### MATERIAL
-=-=-
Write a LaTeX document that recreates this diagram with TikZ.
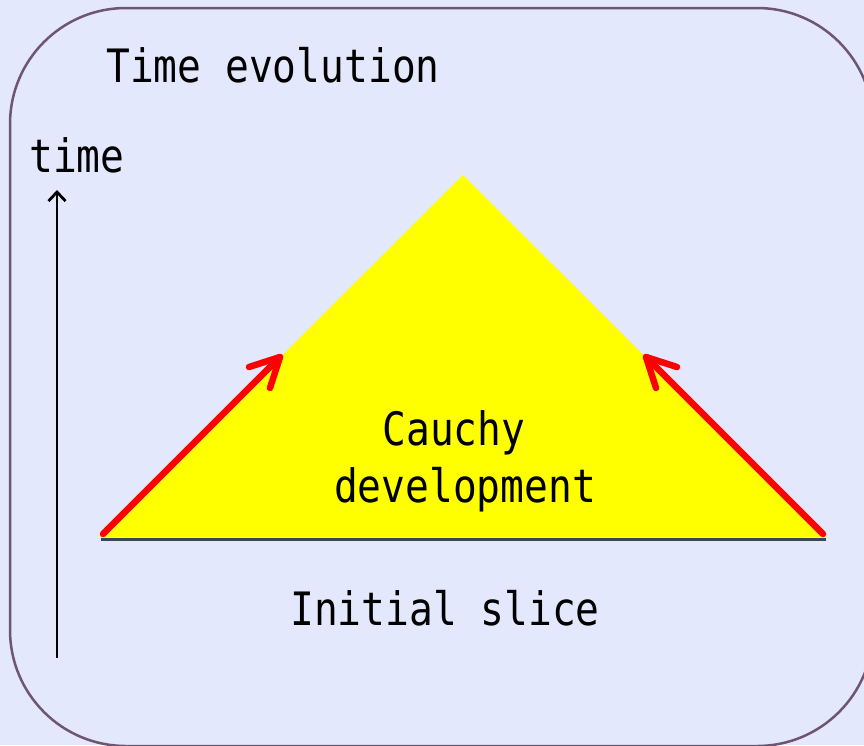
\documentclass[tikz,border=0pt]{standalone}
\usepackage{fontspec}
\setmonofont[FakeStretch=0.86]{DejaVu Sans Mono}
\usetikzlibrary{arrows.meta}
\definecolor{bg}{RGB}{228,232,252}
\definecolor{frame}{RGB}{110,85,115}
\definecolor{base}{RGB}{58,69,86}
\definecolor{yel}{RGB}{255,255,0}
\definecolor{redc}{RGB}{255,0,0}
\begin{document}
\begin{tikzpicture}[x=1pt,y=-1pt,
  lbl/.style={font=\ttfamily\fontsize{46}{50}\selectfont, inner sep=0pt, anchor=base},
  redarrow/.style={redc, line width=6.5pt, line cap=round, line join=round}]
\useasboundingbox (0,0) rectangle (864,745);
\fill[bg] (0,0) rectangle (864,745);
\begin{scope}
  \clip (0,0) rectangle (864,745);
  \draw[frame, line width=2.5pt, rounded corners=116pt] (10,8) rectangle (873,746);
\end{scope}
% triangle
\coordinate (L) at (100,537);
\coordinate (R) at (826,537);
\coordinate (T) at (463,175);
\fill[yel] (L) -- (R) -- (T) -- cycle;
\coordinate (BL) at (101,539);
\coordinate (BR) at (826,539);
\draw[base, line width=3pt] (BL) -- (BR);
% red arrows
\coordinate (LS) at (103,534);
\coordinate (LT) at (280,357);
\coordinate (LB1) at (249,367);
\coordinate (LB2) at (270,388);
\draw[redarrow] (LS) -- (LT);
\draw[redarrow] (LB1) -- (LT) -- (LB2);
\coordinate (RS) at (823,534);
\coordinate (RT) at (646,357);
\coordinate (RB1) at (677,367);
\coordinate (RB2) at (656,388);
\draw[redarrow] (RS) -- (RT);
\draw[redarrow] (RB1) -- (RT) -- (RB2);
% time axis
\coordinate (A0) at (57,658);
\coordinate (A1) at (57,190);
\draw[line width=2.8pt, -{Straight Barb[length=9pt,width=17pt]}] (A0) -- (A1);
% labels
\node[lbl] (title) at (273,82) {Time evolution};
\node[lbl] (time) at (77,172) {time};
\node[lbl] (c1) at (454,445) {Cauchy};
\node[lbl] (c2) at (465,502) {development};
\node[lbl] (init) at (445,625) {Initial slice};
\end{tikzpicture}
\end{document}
-=-=-
### EXERCISE DIRECTIONS
Repeat the material above verbatim. Leave the pictures behind.

### OUTPUT BELOW
Write a LaTeX document that recreates this diagram with TikZ.
\documentclass[tikz,border=0pt]{standalone}
\usepackage{fontspec}
\setmonofont[FakeStretch=0.86]{DejaVu Sans Mono}
\usetikzlibrary{arrows.meta}
\definecolor{bg}{RGB}{228,232,252}
\definecolor{frame}{RGB}{110,85,115}
\definecolor{base}{RGB}{58,69,86}
\definecolor{yel}{RGB}{255,255,0}
\definecolor{redc}{RGB}{255,0,0}
\begin{document}
\begin{tikzpicture}[x=1pt,y=-1pt,
  lbl/.style={font=\ttfamily\fontsize{46}{50}\selectfont, inner sep=0pt, anchor=base},
  redarrow/.style={redc, line width=6.5pt, line cap=round, line join=round}]
\useasboundingbox (0,0) rectangle (864,745);
\fill[bg] (0,0) rectangle (864,745);
\begin{scope}
  \clip (0,0) rectangle (864,745);
  \draw[frame, line width=2.5pt, rounded corners=116pt] (10,8) rectangle (873,746);
\end{scope}
% triangle
\coordinate (L) at (100,537);
\coordinate (R) at (826,537);
\coordinate (T) at (463,175);
\fill[yel] (L) -- (R) -- (T) -- cycle;
\coordinate (BL) at (101,539);
\coordinate (BR) at (826,539);
\draw[base, line width=3pt] (BL) -- (BR);
% red arrows
\coordinate (LS) at (103,534);
\coordinate (LT) at (280,357);
\coordinate (LB1) at (249,367);
\coordinate (LB2) at (270,388);
\draw[redarrow] (LS) -- (LT);
\draw[redarrow] (LB1) -- (LT) -- (LB2);
\coordinate (RS) at (823,534);
\coordinate (RT) at (646,357);
\coordinate (RB1) at (677,367);
\coordinate (RB2) at (656,388);
\draw[redarrow] (RS) -- (RT);
\draw[redarrow] (RB1) -- (RT) -- (RB2);
% time axis
\coordinate (A0) at (57,658);
\coordinate (A1) at (57,190);
\draw[line width=2.8pt, -{Straight Barb[length=9pt,width=17pt]}] (A0) -- (A1);
% labels
\node[lbl] (title) at (273,82) {Time evolution};
\node[lbl] (time) at (77,172) {time};
\node[lbl] (c1) at (454,445) {Cauchy};
\node[lbl] (c2) at (465,502) {development};
\node[lbl] (init) at (445,625) {Initial slice};
\end{tikzpicture}
\end{document}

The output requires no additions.